Семья мельника — наши единственные большие друзья в деревне. Через несколько домов от нас — женщина с дочерью, такие же, как и мы, беженцы, евреи, — но об этом, конечно, не говорят. Девочке, как и мне, семь лет, она воспитана в католической религии, как я — в православной. Она верит в Деда-Мороза (я — нет), в Святую Деву и в Витамины (знамение времени!). Неподалеку от нашего дома лавка мясника, о котором говорят, что он коллаборационист (не ходить к нему!). Мэр, одновременно местный врач, — участвует в сопротивлении.

Никто в этой маленькой деревушке в Дордони никогда не пытался ни выдать нас, ни причинить нам какого-либо вреда — ни нам, ни другой еврейской семье.

Жорж Гингер — Сергею Карскому

8 июля 1943

Хорошо, что вы попали в более спокойные места, ваш теперешний департамент мне больше нравится, чем прежний; теперь жить у моря нехорошо.

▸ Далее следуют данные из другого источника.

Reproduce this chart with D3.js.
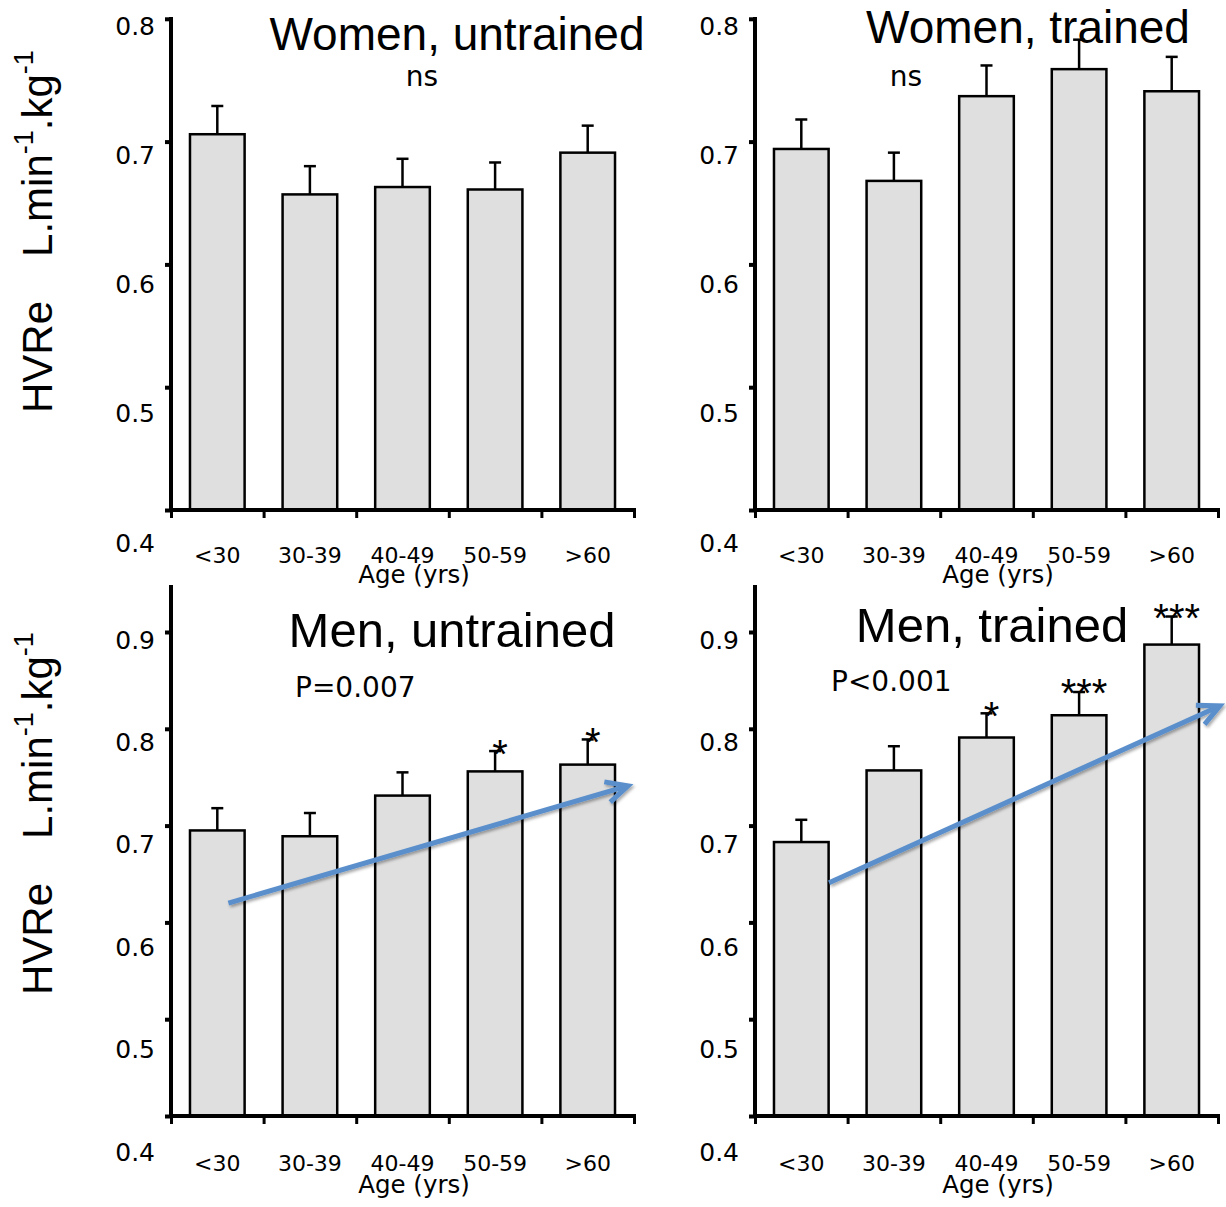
<!DOCTYPE html>
<html><head><meta charset="utf-8">
<script src="https://cdn.jsdelivr.net/npm/d3@7"></script>
<style>body{margin:0;background:#fff} svg{display:block}</style>
</head><body>
<svg id="c" width="1226" height="1207"></svg>
<script>
// ---------- data ----------
const categories = ["<30", "30-39", "40-49", "50-59", ">60"];
const yTicksTop = [0.4, 0.5, 0.6, 0.7, 0.8];
const yTicksBottom = [0.4, 0.5, 0.6, 0.7, 0.8, 0.9];
const panelTitles = ["Women, untrained", "Women, trained", "Men, untrained", "Men, trained"];
const statLabels = ["ns", "ns", "P=0.007", "P<0.001"];
const xAxisTitle = "Age (yrs)";

const womenUntrained    = [0.706, 0.657, 0.663, 0.661, 0.691];
const womenUntrainedErr = [0.023, 0.023, 0.023, 0.022, 0.022];
const womenTrained      = [0.694, 0.668, 0.737, 0.759, 0.741];
const womenTrainedErr   = [0.024, 0.023, 0.025, 0.024, 0.028];
const menUntrained      = [0.695, 0.689, 0.731, 0.756, 0.763];
const menUntrainedErr   = [0.023, 0.024, 0.024, 0.021, 0.026];
const menTrained        = [0.683, 0.757, 0.791, 0.814, 0.887];
const menTrainedErr     = [0.023, 0.025, 0.025, 0.024, 0.029];

const womenUntrainedStars = ["", "", "", "", ""];
const womenTrainedStars   = ["", "", "", "", ""];
const menUntrainedStars   = ["", "", "", "*", "*"];
const menTrainedStars     = ["", "", "*", "***", "***"];

// trend arrows: [category position (0..5), value]
const menUntrainedTrend = [[0.62, 0.620], [4.935, 0.741]];
const menTrainedTrend   = [[0.80, 0.641], [5.02, 0.8236]];

// ---------- layout ----------
const svg = d3.select("#c");
const BLUE = "rgb(90,143,204)";
const defs = svg.append("defs");
const f = defs.append("filter").attr("id", "sh").attr("x", "-20%").attr("y", "-50%").attr("width", "140%").attr("height", "200%");
f.append("feDropShadow").attr("dx", 1.5).attr("dy", 2).attr("stdDeviation", 1.5).attr("flood-color", "#000").attr("flood-opacity", 0.35);

const panels = [
  { x0: 171, base: 510, domain: [0.4, 0.8], top: 18.8, axisTop: 17, ticks: yTicksTop, labelRange: [543, 26],
    values: womenUntrained, err: womenUntrainedErr, stars: womenUntrainedStars, title: panelTitles[0], titleX: 457, titleY: 50, titleSize: 46,
    stat: statLabels[0], statX: 422, statY: 86, statAnchor: "middle", tickLabelY: 53, axisTitleY: 73, trend: null },
  { x0: 755, base: 510, domain: [0.4, 0.8], top: 18.8, axisTop: 17, ticks: yTicksTop, labelRange: [543, 26],
    values: womenTrained, err: womenTrainedErr, stars: womenTrainedStars, title: panelTitles[1], titleX: 1028, titleY: 43, titleSize: 46,
    stat: statLabels[1], statX: 906, statY: 86, statAnchor: "middle", tickLabelY: 53, axisTitleY: 73, trend: null },
  { x0: 171, base: 1116, domain: [0.4, 0.9], top: 632, axisTop: 585, ticks: yTicksBottom, labelRange: [1152, 640],
    values: menUntrained, err: menUntrainedErr, stars: menUntrainedStars, title: panelTitles[2], titleX: 452, titleY: 647, titleSize: 49,
    stat: statLabels[2], statX: 295, statY: 697, statAnchor: "start", tickLabelY: 55, axisTitleY: 77, trend: menUntrainedTrend },
  { x0: 755, base: 1116, domain: [0.4, 0.9], top: 632, axisTop: 585, ticks: yTicksBottom, labelRange: [1152, 640],
    values: menTrained, err: menTrainedErr, stars: menTrainedStars, title: panelTitles[3], titleX: 992, titleY: 642, titleSize: 49,
    stat: statLabels[3], statX: 831, statY: 691, statAnchor: "start", tickLabelY: 55, axisTitleY: 77, trend: menTrainedTrend }
];
const W = 463;
const SANS = "'Liberation Sans', Arial, Helvetica, sans-serif";
const VER = "'DejaVu Sans', Verdana, sans-serif";

function drawPanel(p) {
  const g = svg.append("g");
  const x = d3.scaleBand().domain(categories).range([p.x0, p.x0 + W]).paddingInner(0.41).paddingOuter(0.205);
  const xPos = d3.scaleLinear().domain([0, categories.length]).range([p.x0, p.x0 + W]);
  const y = d3.scaleLinear().domain(p.domain).range([p.base, p.top]);
  const yLab = d3.scaleLinear().domain(p.domain).range(p.labelRange);

  // title
  g.append("text").attr("x", p.titleX).attr("y", p.titleY).attr("text-anchor", "middle")
    .style("font-family", SANS).style("font-size", p.titleSize + "px").attr("fill", "#000").text(p.title);

  // bars
  g.selectAll("rect.bar").data(p.values).join("rect").attr("class", "bar")
    .attr("x", (d, i) => x(categories[i])).attr("y", d => y(d))
    .attr("width", x.bandwidth()).attr("height", d => y(p.domain[0]) - y(d))
    .attr("fill", "#dfdfdf").attr("stroke", "#000").attr("stroke-width", 2.5);

  // error bars
  const eb = g.selectAll("g.err").data(p.values).join("g").attr("class", "err");
  eb.append("line").attr("x1", (d, i) => x(categories[i]) + x.bandwidth() / 2).attr("x2", (d, i) => x(categories[i]) + x.bandwidth() / 2)
    .attr("y1", d => y(d)).attr("y2", (d, i) => y(d + p.err[i])).attr("stroke", "#000").attr("stroke-width", 2.5);
  eb.append("line").attr("x1", (d, i) => x(categories[i]) + x.bandwidth() / 2 - 6).attr("x2", (d, i) => x(categories[i]) + x.bandwidth() / 2 + 6)
    .attr("y1", (d, i) => y(d + p.err[i])).attr("y2", (d, i) => y(d + p.err[i])).attr("stroke", "#000").attr("stroke-width", 2.5);

  // stars
  g.selectAll("text.star").data(p.stars).join("text").attr("class", "star")
    .attr("x", (d, i) => x(categories[i]) + x.bandwidth() / 2 + 5)
    .attr("y", (d, i) => y(p.values[i] + p.err[i]) + (d.length > 1 ? 15 : 17))
    .attr("text-anchor", "middle").style("font-family", SANS).style("font-size", "40px").text(d => d);

  // stat label
  g.append("text").attr("x", p.statX).attr("y", p.statY).attr("text-anchor", p.statAnchor)
    .style("font-family", VER).style("font-size", "28px").text(p.stat);

  // y axis: ticks
  const ya = g.append("g").attr("transform", `translate(${p.x0},0)`)
    .call(d3.axisLeft(y).tickValues(p.ticks).tickSize(6).tickSizeOuter(0).tickFormat(""));
  ya.select(".domain").remove();
  ya.selectAll(".tick line").attr("stroke", "#000").attr("stroke-width", 4);
  g.append("line").attr("x1", p.x0).attr("x2", p.x0).attr("y1", p.axisTop).attr("y2", p.base + 2)
    .attr("stroke", "#000").attr("stroke-width", 4);
  // y axis labels
  const yl = g.append("g").attr("transform", `translate(${p.x0},0)`)
    .call(d3.axisLeft(yLab).tickValues(p.ticks).tickSize(0).tickPadding(16).tickFormat(d3.format(".1f")));
  yl.select(".domain").remove();
  yl.selectAll("text").style("font-family", VER).style("font-size", "25px").attr("fill", "#000");

  // x axis
  const xa = g.append("g").attr("transform", `translate(0,${p.base})`)
    .call(d3.axisBottom(xPos).tickValues(d3.range(categories.length + 1)).tickSize(8).tickSizeOuter(0).tickFormat(""));
  xa.select(".domain").remove();
  xa.selectAll(".tick line").attr("stroke", "#000").attr("stroke-width", 3);
  g.append("line").attr("x1", p.x0 - 2).attr("x2", p.x0 + W + 2).attr("y1", p.base).attr("y2", p.base)
    .attr("stroke", "#000").attr("stroke-width", 4);
  const xl = g.append("g").attr("transform", `translate(0,${p.base})`)
    .call(d3.axisBottom(x).tickSize(0));
  xl.select(".domain").remove();
  xl.selectAll("text").attr("y", p.tickLabelY).attr("dy", null)
    .style("font-family", VER).style("font-size", "22px").attr("fill", "#000");

  g.append("text").attr("x", p.x0 + 243).attr("y", p.base + p.axisTitleY).attr("text-anchor", "middle")
    .style("font-family", VER).style("font-size", "24.5px").text(xAxisTitle);

  // trend arrow
  if (p.trend) {
    const [a, b] = p.trend.map(([cx, v]) => [xPos(cx), y(v)]);
    const ang = Math.atan2(b[1] - a[1], b[0] - a[0]);
    const L = 24, half = 26 * Math.PI / 180;
    const back = ang + Math.PI;
    const h1 = [b[0] + L * Math.cos(back - half), b[1] + L * Math.sin(back - half)];
    const h2 = [b[0] + L * Math.cos(back + half), b[1] + L * Math.sin(back + half)];
    const ag = g.append("g").attr("filter", "url(#sh)");
    ag.append("line").attr("x1", a[0]).attr("y1", a[1]).attr("x2", b[0] - 2 * Math.cos(ang)).attr("y2", b[1] - 2 * Math.sin(ang))
      .attr("stroke", BLUE).attr("stroke-width", 5);
    ag.append("path").attr("d", d3.line()([h1, b, h2])).attr("fill", "none")
      .attr("stroke", BLUE).attr("stroke-width", 5).attr("stroke-linejoin", "miter").attr("stroke-linecap", "butt");
  }
}
panels.forEach(drawPanel);

// y-axis titles
function yTitle(bx, by) {
  const t = svg.append("text").attr("transform", `translate(${bx},${by}) rotate(-90)`)
    .style("font-family", SANS).style("font-size", "42px").attr("fill", "#000");
  t.append("tspan").text("HVRe");
  t.append("tspan").attr("dx", 44).text("L.min");
  t.append("tspan").attr("dy", -19).style("font-size", "27px").text("-1");
  t.append("tspan").attr("dy", 19).text(".kg");
  t.append("tspan").attr("dy", -19).style("font-size", "27px").text("-1");
}
yTitle(52, 413);
yTitle(52, 995);
</script>
</body></html>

Все ждем и ждем, а конца не видно.

Придется еще раз оперироваться — ведь мне тогда язву не вырезали, а только устроили искусственный выход для пищи, и вот этот выход теперь закрылся, и придется еще раз лечь на стол. Я хотел бы это сделать после войны, не знаю, удастся ли.

Не имеете ли известий от шурина? Не знаете ли, что с Шурой и с другими?